Taking tempo down a notch, “Eyes of the Squirrel” sounds like a typical Primus song, making a small statement lyrically about American culture and reality TV. They fade into a gargly, drawn out ending that blends with the next track’s synthesized introduction, which builds to a cliff before dropping into LaLonde’s spiky guitar pit and being swallowed by Jay Lane’s erratic, but totally controlled drumming. “Jilly’s on Smack” is the first track that we don’t hear Claypool’s distinct vocals, and rather the focus is on his stand-up bass sound that smoothly undertones the wildness of the drums, until the bridge, when they start what sounds like jamming.

“Lee Van Cleef” delivers the classic dirty bass we all crave when listening to Primus and has the first and only mention of the album title. Similarly, “Moron TV” also best serves as a chance for Les to get muddy on his bass, and for him to attack (again) the lazy and lush American culture, especially with regards to watching TV.

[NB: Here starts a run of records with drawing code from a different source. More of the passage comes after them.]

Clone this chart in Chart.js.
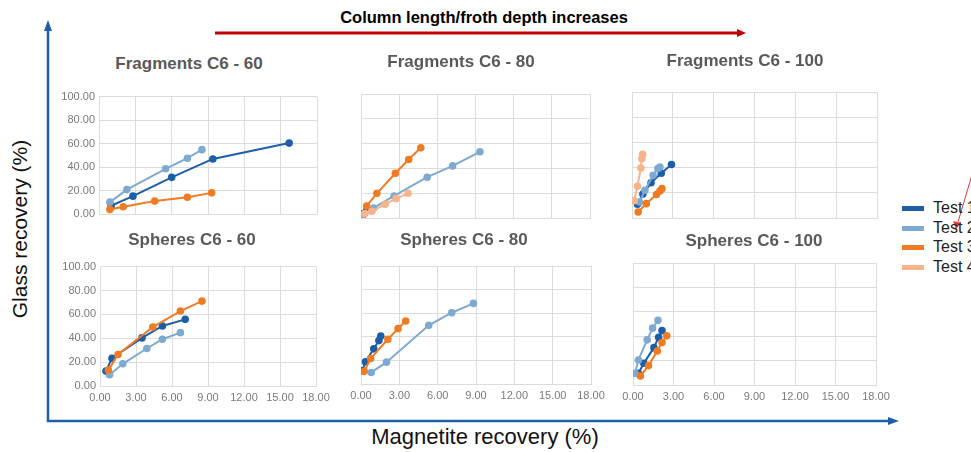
<!DOCTYPE html>
<html>
<head>
<meta charset="utf-8">
<script src="https://cdn.jsdelivr.net/npm/chart.js@4"></script>
<style>
  body { margin: 0; background: #fff; }
  #page { position: relative; width: 971px; height: 452px; overflow: hidden; background: #fff; font-family: "Liberation Sans", Arial, sans-serif; }
  canvas { position: absolute; }
  .ptitle { position: absolute; transform: translate(-50%, -50%); font-weight: bold; font-size: 17px; color: #595959; white-space: nowrap; }
  .big { position: absolute; font-size: 21px; color: #111; white-space: nowrap; }
  .legend { position: absolute; left: 902px; top: 198px; width: 120px; font-size: 16px; color: #222; }
  .legend div { height: 19.5px; line-height: 19.5px; white-space: nowrap; }
  .legend span { display: inline-block; width: 22px; height: 5px; vertical-align: middle; margin-right: 9px; }
</style>
</head>
<body>
<div id="page">
  <svg width="971" height="452" style="position:absolute;left:0;top:0">
    <line x1="215" y1="33" x2="738" y2="33" stroke="#c00000" stroke-width="3"/>
    <polygon points="746,33 737,29 737,37" fill="#c00000"/>
    <line x1="48" y1="422" x2="48" y2="30" stroke="#1f5fa8" stroke-width="2.5"/>
    <polygon points="48,20 44,31 52,31" fill="#1f5fa8"/>
    <line x1="47" y1="421" x2="890" y2="421" stroke="#1f5fa8" stroke-width="2.5"/>
    <polygon points="899,421 888,417 888,425" fill="#1f5fa8"/>
    <line x1="974" y1="168" x2="958" y2="222" stroke="#e03a3a" stroke-width="1"/>
    <polygon points="956,229 953,221 961,223" fill="#e03a3a"/>
  </svg>
  <div class="big" style="left:484px;top:18px;transform:translate(-50%,-50%) scaleX(0.97);font-weight:bold;font-size:17px;color:#000">Column length/froth depth increases</div>
  <div class="big" style="left:20px;top:229px;transform:translate(-50%,-50%) rotate(-90deg)">Glass recovery (%)</div>
  <div class="big" style="left:485px;top:437px;transform:translate(-50%,-50%);font-size:22px">Magnetite recovery (%)</div>
  <div class="legend" id="legend"></div>
</div>
<script>
const testNames = ["Test 1", "Test 2", "Test 3", "Test 4"];
const testColors = ["#1c5ea8", "#7eaad2", "#f07b22", "#f7b48c"];
const panelTitles = ["Fragments C6 - 60", "Fragments C6 - 80", "Fragments C6 - 100",
                     "Spheres C6 - 60", "Spheres C6 - 80", "Spheres C6 - 100"];
const xTicks = [0, 3, 6, 9, 12, 15, 18];
const yTicks = [0, 20, 40, 60, 80, 100];

// [magnetite recovery %, glass recovery %]
const frag60_t1 = [[1.0, 7.0], [2.8, 15.2], [6.0, 31.2], [9.4, 46.9], [15.7, 60.4]];
const frag60_t2 = [[0.9, 10.1], [2.3, 20.8], [5.5, 38.5], [7.3, 47.5], [8.5, 54.8]];
const frag60_t3 = [[0.9, 3.9], [2.0, 6.2], [4.6, 11.0], [7.3, 14.3], [9.3, 18.0]];

const frag80_t1 = [[0.1, 1.5], [0.2, 3.5], [0.45, 6.0]];
const frag80_t2 = [[0.1, 2.2], [1.0, 8.1], [2.6, 17.8], [5.2, 32.9], [7.2, 42.0], [9.35, 53.4]];
const frag80_t3 = [[0.45, 9.7], [1.25, 19.9], [2.7, 36.1], [3.75, 47.2], [4.7, 56.6]];
const frag80_t4 = [[0.3, 3.5], [0.85, 5.4], [1.9, 11.1], [2.75, 15.6], [3.7, 19.9]];

const frag100_t1 = [[0.4, 11.0], [0.8, 19.0], [1.4, 28.0], [2.15, 35.5], [2.9, 42.5]];
const frag100_t2 = [[0.55, 12.7], [0.95, 22.0], [1.55, 33.9], [1.9, 39.2], [2.05, 40.5]];
const frag100_t3 = [[0.45, 4.8], [1.05, 11.4], [1.8, 18.6], [2.05, 21.4], [2.2, 23.3]];
const frag100_t4 = [[0.15, 13.7], [0.4, 25.2], [0.65, 39.7], [0.72, 47.0], [0.78, 50.5]];

const sph60_t1 = [[0.5, 12.5], [1.0, 23.3], [3.5, 40.3], [5.2, 50.3], [7.1, 55.8]];
const sph60_t2 = [[0.8, 9.4], [1.9, 18.6], [3.9, 31.4], [5.2, 39.2], [6.7, 44.7]];
const sph60_t3 = [[0.7, 13.3], [1.5, 26.4], [4.4, 49.4], [6.7, 62.8], [8.5, 71.1]];

const sph80_t1 = [[0.1, 11.2], [0.35, 18.8], [1.0, 29.8], [1.4, 36.8], [1.55, 40.7]];
const sph80_t2 = [[0.8, 9.8], [2.0, 18.5], [5.3, 49.7], [7.1, 60.4], [8.8, 68.3]];
const sph80_t3 = [[0.25, 10.7], [0.75, 21.6], [2.1, 37.9], [2.9, 46.9], [3.5, 53.4]];

const sph100_t1 = [[0.4, 9.6], [0.8, 17.8], [1.55, 30.6], [1.9, 39.2], [2.15, 44.6]];
const sph100_t2 = [[0.15, 9.6], [0.4, 20.5], [1.05, 37.0], [1.45, 46.6], [1.85, 53.0]];
const sph100_t3 = [[0.55, 7.4], [1.15, 15.9], [1.8, 27.9], [2.15, 34.8], [2.5, 40.3]];

// series of each panel, in order Test 1..4 (null = not tested)
const panelSeries = [
  [frag60_t1, frag60_t2, frag60_t3, null],
  [frag80_t1, frag80_t2, frag80_t3, frag80_t4],
  [frag100_t1, frag100_t2, frag100_t3, frag100_t4],
  [sph60_t1, sph60_t2, sph60_t3, null],
  [sph80_t1, sph80_t2, sph80_t3, null],
  [sph100_t1, sph100_t2, sph100_t3, null]
];

// plot area of each panel on the page: left, top, right, bottom
const plotBoxes = [
  [99, 96, 317, 214], [361, 94, 590, 218], [632, 92, 877, 218],
  [100, 266, 316, 386], [361, 266, 591, 384], [633, 263, 876, 385]
];
const titlePos = [[189, 64], [461, 62], [745, 61], [192, 240], [464, 240], [754, 241]];

const page = document.getElementById("page");
const tickFont = { family: "'Liberation Sans', Arial, sans-serif", size: 11 };

plotBoxes.forEach((box, p) => {
  const [l, t, r, b] = box;
  const showY = p % 3 === 0;
  const showX = p >= 3;
  const cv = document.createElement("canvas");
  const w = (r - l) + 80, h = (b - t) + 38;
  cv.width = w; cv.height = h;
  cv.style.left = (l - 60) + "px";
  cv.style.top = (t - 10) + "px";
  page.appendChild(cv);

  const tt = document.createElement("div");
  tt.className = "ptitle";
  tt.style.left = titlePos[p][0] + "px";
  tt.style.top = titlePos[p][1] + "px";
  tt.textContent = panelTitles[p];
  page.appendChild(tt);

  const datasets = [];
  panelSeries[p].forEach((pts, i) => {
    if (!pts) return;
    datasets.push({
      label: testNames[i],
      data: pts.map(d => ({ x: d[0], y: d[1] })),
      showLine: true,
      borderColor: testColors[i],
      backgroundColor: testColors[i],
      borderWidth: 2,
      pointRadius: 2.8,
      tension: 0,
      order: 4 - i
    });
  });

  new Chart(cv, {
    type: "scatter",
    data: { datasets },
    options: {
      responsive: false,
      animation: false,
      layout: { padding: { left: showY ? 12 : 60, right: 20, top: 10, bottom: 4 } },
      plugins: { legend: { display: false }, tooltip: { enabled: false } },
      scales: {
        x: {
          type: "linear",
          min: xTicks[0], max: xTicks[xTicks.length - 1],
          ticks: { stepSize: xTicks[1] - xTicks[0], display: showX, color: "#7a7a7a", font: tickFont, padding: 5,
                   maxRotation: 0, minRotation: 0, autoSkip: false,
                   callback: v => v.toFixed(2) },
          grid: { color: "#dcdcdc", drawTicks: false },
          border: { color: "#dcdcdc" },
          afterFit: s => { s.height = 24; }
        },
        y: {
          min: yTicks[0], max: yTicks[yTicks.length - 1],
          ticks: { stepSize: yTicks[1] - yTicks[0], display: showY, color: "#7a7a7a", font: tickFont, padding: 4,
                   callback: v => v.toFixed(2) },
          grid: { color: "#dcdcdc", drawTicks: false },
          border: { color: "#dcdcdc" },
          afterFit: s => { s.width = showY ? 48 : 0; }
        }
      }
    }
  });
});

const legend = document.getElementById("legend");
testNames.forEach((n, i) => {
  const row = document.createElement("div");
  row.innerHTML = `<span style="background:${testColors[i]}"></span>${n}`;
  legend.appendChild(row);
});
</script>
</body>
</html>
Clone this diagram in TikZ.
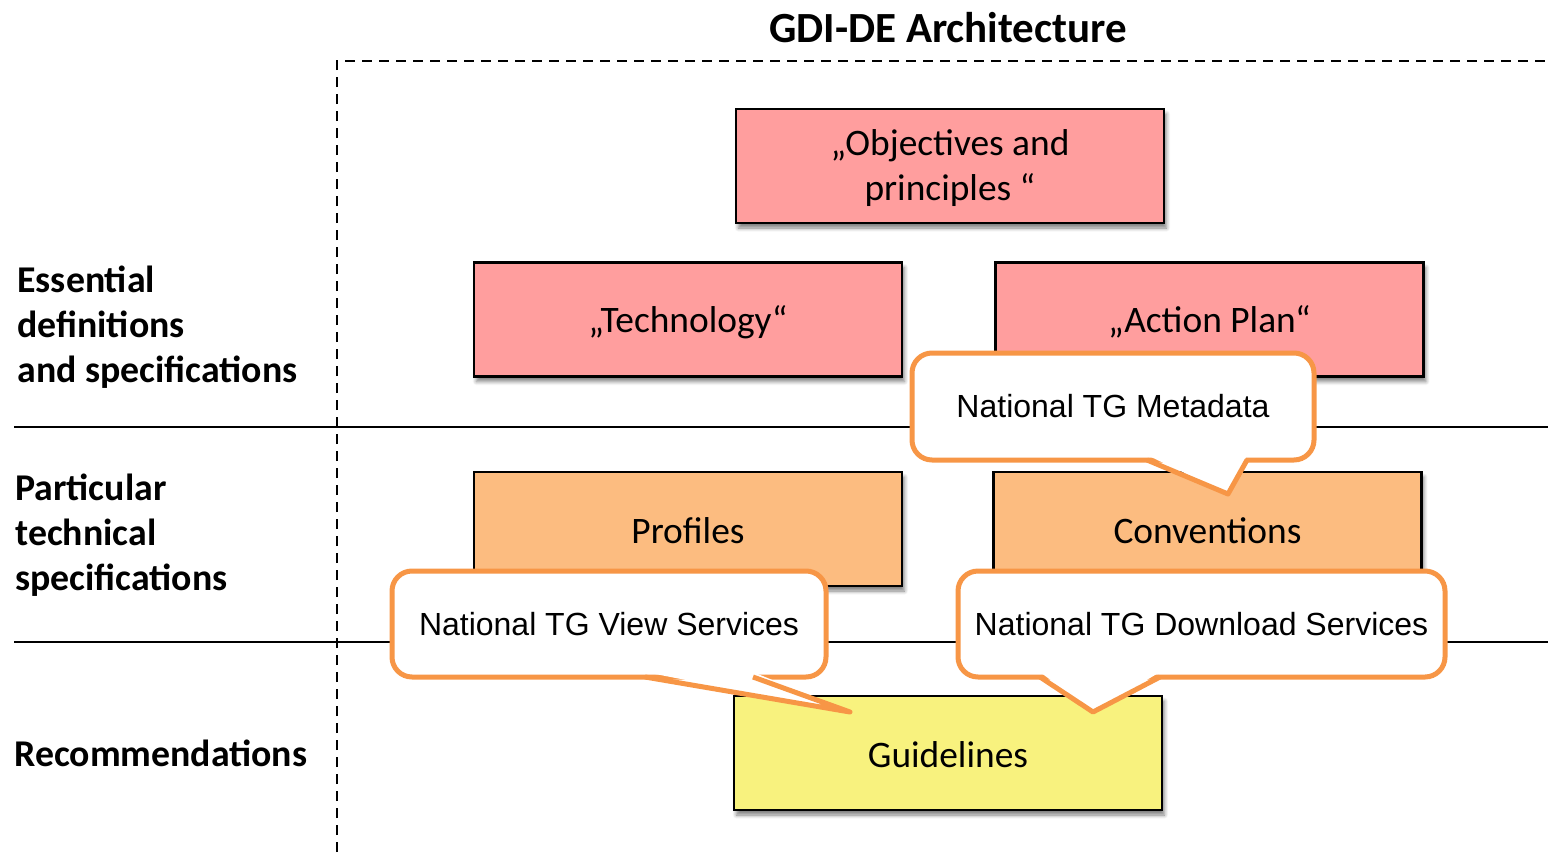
\documentclass[tikz,border=0pt]{standalone}
\usepackage{fontspec}
\setmainfont{Carlito}
\newfontfamily\arialf{Liberation Sans}
\usetikzlibrary{shadows.blur}
\definecolor{pinkf}{HTML}{FF9E9E}
\definecolor{orangef}{HTML}{FCBC80}
\definecolor{yellowf}{HTML}{F8F27E}
\definecolor{callorange}{HTML}{F79646}
\begin{document}
\begin{tikzpicture}[x=0.5pt,y=-0.5pt,
  box/.style={draw=black, line width=1.2pt, minimum width=214pt, minimum height=57pt,
    inner sep=0pt, align=center, font=\fontsize{18.7}{22.5}\selectfont,
    blur shadow={shadow xshift=1.2pt, shadow yshift=-2.5pt, shadow blur steps=6, shadow opacity=50}},
  boxtext/.style={inner sep=0pt, align=center, font=\fontsize{18.7}{22.5}\selectfont},
  sideLabel/.style={anchor=west, align=left, inner sep=0pt, font=\bfseries\fontsize{18.9}{22.5}\selectfont},
  callbox/.style={draw=callorange, fill=white, line width=2.5pt, rounded corners=10pt,
    inner sep=0pt, align=center, font=\arialf\fontsize{16}{19}\selectfont},
  callside/.style={draw=callorange, line width=2.5pt, line join=round},
  sepline/.style={line width=1pt, black},
  dashline/.style={line width=1.2pt, black, dash pattern=on 5pt off 3.5pt}]
\useasboundingbox (0,0) rectangle (1548,852);

% title
\node[font=\bfseries\fontsize{21.5}{24}\selectfont] (title) at (948,28) {GDI-DE Architecture};

% frame lines
\coordinate (dtop) at (337,61);
\coordinate (dright) at (1548,61);
\coordinate (dbottom) at (337,852);
\draw[dashline] (dbottom) -- (dtop) -- (dright);
\coordinate (l1a) at (14,427);
\coordinate (l1b) at (1548,427);
\coordinate (l2a) at (14,642);
\coordinate (l2b) at (1548,642);
\draw[sepline] (l1a) -- (l1b);
\draw[sepline] (l2a) -- (l2b);

% side labels
\node[sideLabel] (ess) at (17,327) {Essential\\definitions\\and specifications};
\node[sideLabel] (part) at (15,535) {Particular\\technical\\specifications};
\node[sideLabel] (rec) at (14,753) {Recommendations};

% boxes
\node[box, fill=pinkf] (obj) at (950,166) {};
\node[boxtext] (objt) at (950,168) {„Objectives and\\principles “};
\node[box, fill=pinkf] (tech) at (688,319.5) {};
\node[boxtext] (techt) at (688,322) {„Technology“};
\node[box, fill=pinkf] (act) at (1209.5,319.5) {};
\node[boxtext] (actt) at (1209.5,322) {„Action Plan“};
\node[box, fill=orangef] (prof) at (688,529) {};
\node[boxtext] (proft) at (688,531) {Profiles};
\node[box, fill=orangef] (conv) at (1207.5,529) {};
\node[boxtext] (convt) at (1207.5,531) {Conventions};
\node[box, fill=yellowf] (guide) at (948,753) {};
\node[boxtext] (guidet) at (948,755) {Guidelines};

% callout: metadata
\node[callbox, minimum width=201pt, minimum height=53.5pt] (cmeta) at (1113,406.5) {National TG Metadata};
\coordinate (tmeta) at (1228,494);
\fill[white] (1147,455) -- (tmeta) -- (1247,455) -- cycle;
\draw[callside] (1147,460) -- (tmeta) -- (1247,460);

% callout: view
\node[callbox, minimum width=217pt, minimum height=53pt] (cview) at (609,624) {National TG View Services};
\coordinate (tview) at (850,712);
\fill[white] (645,672) -- (tview) -- (753,672) -- cycle;
\draw[callside] (645,677) -- (tview) -- (753,677);

% callout: download
\node[callbox, minimum width=243.5pt, minimum height=53pt] (cdown) at (1201.5,624) {National TG Download Services};
\coordinate (tdown) at (1093,712);
\fill[white] (1040,672) -- (tdown) -- (1160,672) -- cycle;
\draw[callside] (1040,677) -- (tdown) -- (1160,677);
\end{tikzpicture}
\end{document}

“Green Ranger” is a wild and ghostly little jaunty asking, “Who wants to ride with the Green Ranger,” and again bringing back Claypools powerfully deep stand-up techniques. “HOINFODAMAN” is a skipable track, another critique on culture- this time, advertising, but together these two make a quirky interlude before the explosive closing number, appropriately titled “Extinction Burst.” Dense with sound, technically exciting and exploratory, this second-to-last track is creepy-crawly-funk-rock-metal song that you crave from Les Claypool and Primus.